* **Data block**:
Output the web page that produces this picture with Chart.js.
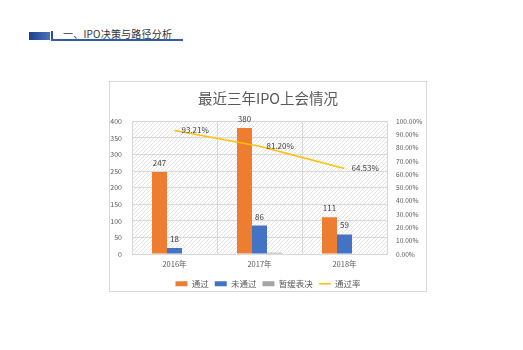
<!DOCTYPE html>
<html>
<head>
<meta charset="utf-8">
<script src="https://cdn.jsdelivr.net/npm/chart.js@4.4.1/dist/chart.umd.min.js"></script>
<style>
  body { margin: 0; background: #fff; width: 523px; height: 350px; position: relative; overflow: hidden; font-family: 'Noto Sans CJK SC', sans-serif; }
  .hd-block { position: absolute; left: 29px; top: 32px; width: 21px; height: 8px; background: linear-gradient(90deg, #1c3f8a, #4a74c0); }
  .hd-bar { position: absolute; left: 51px; top: 31px; width: 2px; height: 9px; background: #2a4f9c; }
  .hd-line { position: absolute; left: 51px; top: 39px; width: 132px; height: 1.5px; background: #2f5aa6; }
  .hd-text { position: absolute; left: 63px; top: 26px; font-size: 10px; color: #333; letter-spacing: 0.2px; }
  #wrap { position: absolute; left: 110px; top: 82px; width: 316px; height: 216px; }
  #wrap canvas { display: block; }
  #frame { position: absolute; left: 109px; top: 81px; width: 318px; height: 211px; box-sizing: border-box; border: 1px solid #d9d9d9; pointer-events: none; }
</style>
</head>
<body>
<div class="hd-block"></div>
<div class="hd-bar"></div>
<div class="hd-line"></div>
<div class="hd-text">一、IPO决策与路径分析</div>
<div id="wrap"><canvas id="ipoChart" width="316" height="216"></canvas></div>
<div id="frame"></div>
<script>
// chart data
const years = ['2016年', '2017年', '2018年'];
const passed = [247, 380, 111];
const rejected = [18, 86, 59];
const deferred = [0, 4, 0];
const passRate = [93.21, 81.20, 64.53];
const countTicks = [0, 50, 100, 150, 200, 250, 300, 350, 400];

const FONT = "'Noto Sans CJK SC', sans-serif";

// light diagonal hatch for the plot area
function makeHatch(ctx) {
    const c = document.createElement('canvas');
    c.width = 4; c.height = 4;
    const p = c.getContext('2d');
    p.fillStyle = '#ffffff';
    p.fillRect(0, 0, 4, 4);
    p.strokeStyle = '#e4e4e4';
    p.lineWidth = 1;
    p.beginPath();
    p.moveTo(0, 4); p.lineTo(4, 0);
    p.moveTo(-1, 1); p.lineTo(1, -1);
    p.moveTo(3, 5); p.lineTo(5, 3);
    p.stroke();
    return ctx.createPattern(c, 'repeat');
}

const hatchBg = {
    id: 'hatchBg',
    beforeDraw(chart) {
        const { ctx, chartArea: a } = chart;
        ctx.save();
        ctx.fillStyle = makeHatch(ctx);
        ctx.fillRect(a.left, a.top, a.right - a.left, a.bottom - a.top);
        ctx.restore();
    }
};

// value labels above bars and beside the line points
const valueLabels = {
    id: 'valueLabels',
    afterDatasetsDraw(chart) {
        const ctx = chart.ctx;
        ctx.save();
        ctx.font = '8px ' + FONT;
        ctx.fillStyle = '#404040';
        [0, 1].forEach(di => {
            const meta = chart.getDatasetMeta(di);
            meta.data.forEach((bar, i) => {
                ctx.textAlign = 'center';
                ctx.textBaseline = 'middle';
                ctx.fillText(chart.data.datasets[di].data[i], bar.x, bar.y - 9);
            });
        });
        const lineMeta = chart.getDatasetMeta(3);
        lineMeta.data.forEach((pt, i) => {
            ctx.textAlign = 'left';
            ctx.textBaseline = 'middle';
            ctx.fillText(passRate[i].toFixed(2) + '%', pt.x + 7, pt.y);
        });
        ctx.restore();
    }
};

const ctx = document.getElementById('ipoChart').getContext('2d');
new Chart(ctx, {
    data: {
        labels: years,
        datasets: [
            { type: 'bar', label: '通过', data: passed, backgroundColor: '#ED7D31', pointStyle: 'rect', yAxisID: 'y', order: 2 },
            { type: 'bar', label: '未通过', data: rejected, backgroundColor: '#4472C4', pointStyle: 'rect', yAxisID: 'y', order: 2 },
            { type: 'bar', label: '暂缓表决', data: deferred, backgroundColor: '#A5A5A5', pointStyle: 'rect', yAxisID: 'y', order: 2 },
            { type: 'line', label: '通过率', data: passRate, borderColor: '#FFC000', backgroundColor: '#FFC000', borderWidth: 1.5, pointRadius: 0, pointStyle: 'line', yAxisID: 'y1', order: 1 }
        ]
    },
    options: {
        responsive: false,
        animation: false,
        layout: { padding: { left: 0, right: 0, top: 0, bottom: 0 } },
        datasets: {
            bar: { categoryPercentage: 0.53, barPercentage: 1 }
        },
        plugins: {
            title: {
                display: true,
                text: '最近三年IPO上会情况',
                color: '#595959',
                font: { family: FONT, size: 14.5, weight: 'normal' },
                padding: { top: 8, bottom: 14 }
            },
            legend: {
                position: 'bottom',
                labels: {
                    usePointStyle: true,
                    pointStyleWidth: 12,
                    boxWidth: 12,
                    boxHeight: 5,
                    padding: 6,
                    color: '#595959',
                    font: { family: FONT, size: 8.5 },
                    sort: (a, b) => a.datasetIndex - b.datasetIndex
                }
            },
            tooltip: { enabled: false }
        },
        scales: {
            x: {
                offset: true,
                grid: { offset: true, color: '#d9d9d9', drawTicks: false },
                border: { color: '#d9d9d9' },
                ticks: { color: '#595959', padding: 6, font: { family: FONT, size: 7.5 } },
                afterFit(scale) { scale.height = 19.5; }
            },
            y: {
                position: 'left',
                min: 0,
                max: 400,
                afterBuildTicks(scale) { scale.ticks = countTicks.map(v => ({ value: v })); },
                grid: { color: '#d9d9d9', drawTicks: false },
                border: { display: false },
                ticks: { color: '#595959', padding: 10, font: { family: FONT, size: 7 } },
                afterFit(scale) { scale.width = 22; }
            },
            y1: {
                position: 'right',
                min: 0,
                max: 100,
                grid: { drawOnChartArea: false, drawTicks: false },
                border: { display: false },
                ticks: {
                    stepSize: 10,
                    color: '#595959',
                    padding: 9,
                    font: { family: FONT, size: 6.6 },
                    callback: v => v.toFixed(2) + '%'
                },
                afterFit(scale) { scale.width = 39; }
            }
        }
    },
    plugins: [hatchBg, valueLabels]
});
</script>
</body>
</html>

* **Aim of the task**:
Output all of the data exactly as it stands, minus any images.

* **Complete response**:
Output the web page that produces this picture with Chart.js.
<!DOCTYPE html>
<html>
<head>
<meta charset="utf-8">
<script src="https://cdn.jsdelivr.net/npm/chart.js@4.4.1/dist/chart.umd.min.js"></script>
<style>
  body { margin: 0; background: #fff; width: 523px; height: 350px; position: relative; overflow: hidden; font-family: 'Noto Sans CJK SC', sans-serif; }
  .hd-block { position: absolute; left: 29px; top: 32px; width: 21px; height: 8px; background: linear-gradient(90deg, #1c3f8a, #4a74c0); }
  .hd-bar { position: absolute; left: 51px; top: 31px; width: 2px; height: 9px; background: #2a4f9c; }
  .hd-line { position: absolute; left: 51px; top: 39px; width: 132px; height: 1.5px; background: #2f5aa6; }
  .hd-text { position: absolute; left: 63px; top: 26px; font-size: 10px; color: #333; letter-spacing: 0.2px; }
  #wrap { position: absolute; left: 110px; top: 82px; width: 316px; height: 216px; }
  #wrap canvas { display: block; }
  #frame { position: absolute; left: 109px; top: 81px; width: 318px; height: 211px; box-sizing: border-box; border: 1px solid #d9d9d9; pointer-events: none; }
</style>
</head>
<body>
<div class="hd-block"></div>
<div class="hd-bar"></div>
<div class="hd-line"></div>
<div class="hd-text">一、IPO决策与路径分析</div>
<div id="wrap"><canvas id="ipoChart" width="316" height="216"></canvas></div>
<div id="frame"></div>
<script>
// chart data
const years = ['2016年', '2017年', '2018年'];
const passed = [247, 380, 111];
const rejected = [18, 86, 59];
const deferred = [0, 4, 0];
const passRate = [93.21, 81.20, 64.53];
const countTicks = [0, 50, 100, 150, 200, 250, 300, 350, 400];

const FONT = "'Noto Sans CJK SC', sans-serif";

// light diagonal hatch for the plot area
function makeHatch(ctx) {
    const c = document.createElement('canvas');
    c.width = 4; c.height = 4;
    const p = c.getContext('2d');
    p.fillStyle = '#ffffff';
    p.fillRect(0, 0, 4, 4);
    p.strokeStyle = '#e4e4e4';
    p.lineWidth = 1;
    p.beginPath();
    p.moveTo(0, 4); p.lineTo(4, 0);
    p.moveTo(-1, 1); p.lineTo(1, -1);
    p.moveTo(3, 5); p.lineTo(5, 3);
    p.stroke();
    return ctx.createPattern(c, 'repeat');
}

const hatchBg = {
    id: 'hatchBg',
    beforeDraw(chart) {
        const { ctx, chartArea: a } = chart;
        ctx.save();
        ctx.fillStyle = makeHatch(ctx);
        ctx.fillRect(a.left, a.top, a.right - a.left, a.bottom - a.top);
        ctx.restore();
    }
};

// value labels above bars and beside the line points
const valueLabels = {
    id: 'valueLabels',
    afterDatasetsDraw(chart) {
        const ctx = chart.ctx;
        ctx.save();
        ctx.font = '8px ' + FONT;
        ctx.fillStyle = '#404040';
        [0, 1].forEach(di => {
            const meta = chart.getDatasetMeta(di);
            meta.data.forEach((bar, i) => {
                ctx.textAlign = 'center';
                ctx.textBaseline = 'middle';
                ctx.fillText(chart.data.datasets[di].data[i], bar.x, bar.y - 9);
            });
        });
        const lineMeta = chart.getDatasetMeta(3);
        lineMeta.data.forEach((pt, i) => {
            ctx.textAlign = 'left';
            ctx.textBaseline = 'middle';
            ctx.fillText(passRate[i].toFixed(2) + '%', pt.x + 7, pt.y);
        });
        ctx.restore();
    }
};

const ctx = document.getElementById('ipoChart').getContext('2d');
new Chart(ctx, {
    data: {
        labels: years,
        datasets: [
            { type: 'bar', label: '通过', data: passed, backgroundColor: '#ED7D31', pointStyle: 'rect', yAxisID: 'y', order: 2 },
            { type: 'bar', label: '未通过', data: rejected, backgroundColor: '#4472C4', pointStyle: 'rect', yAxisID: 'y', order: 2 },
            { type: 'bar', label: '暂缓表决', data: deferred, backgroundColor: '#A5A5A5', pointStyle: 'rect', yAxisID: 'y', order: 2 },
            { type: 'line', label: '通过率', data: passRate, borderColor: '#FFC000', backgroundColor: '#FFC000', borderWidth: 1.5, pointRadius: 0, pointStyle: 'line', yAxisID: 'y1', order: 1 }
        ]
    },
    options: {
        responsive: false,
        animation: false,
        layout: { padding: { left: 0, right: 0, top: 0, bottom: 0 } },
        datasets: {
            bar: { categoryPercentage: 0.53, barPercentage: 1 }
        },
        plugins: {
            title: {
                display: true,
                text: '最近三年IPO上会情况',
                color: '#595959',
                font: { family: FONT, size: 14.5, weight: 'normal' },
                padding: { top: 8, bottom: 14 }
            },
            legend: {
                position: 'bottom',
                labels: {
                    usePointStyle: true,
                    pointStyleWidth: 12,
                    boxWidth: 12,
                    boxHeight: 5,
                    padding: 6,
                    color: '#595959',
                    font: { family: FONT, size: 8.5 },
                    sort: (a, b) => a.datasetIndex - b.datasetIndex
                }
            },
            tooltip: { enabled: false }
        },
        scales: {
            x: {
                offset: true,
                grid: { offset: true, color: '#d9d9d9', drawTicks: false },
                border: { color: '#d9d9d9' },
                ticks: { color: '#595959', padding: 6, font: { family: FONT, size: 7.5 } },
                afterFit(scale) { scale.height = 19.5; }
            },
            y: {
                position: 'left',
                min: 0,
                max: 400,
                afterBuildTicks(scale) { scale.ticks = countTicks.map(v => ({ value: v })); },
                grid: { color: '#d9d9d9', drawTicks: false },
                border: { display: false },
                ticks: { color: '#595959', padding: 10, font: { family: FONT, size: 7 } },
                afterFit(scale) { scale.width = 22; }
            },
            y1: {
                position: 'right',
                min: 0,
                max: 100,
                grid: { drawOnChartArea: false, drawTicks: false },
                border: { display: false },
                ticks: {
                    stepSize: 10,
                    color: '#595959',
                    padding: 9,
                    font: { family: FONT, size: 6.6 },
                    callback: v => v.toFixed(2) + '%'
                },
                afterFit(scale) { scale.width = 39; }
            }
        }
    },
    plugins: [hatchBg, valueLabels]
});
</script>
</body>
</html>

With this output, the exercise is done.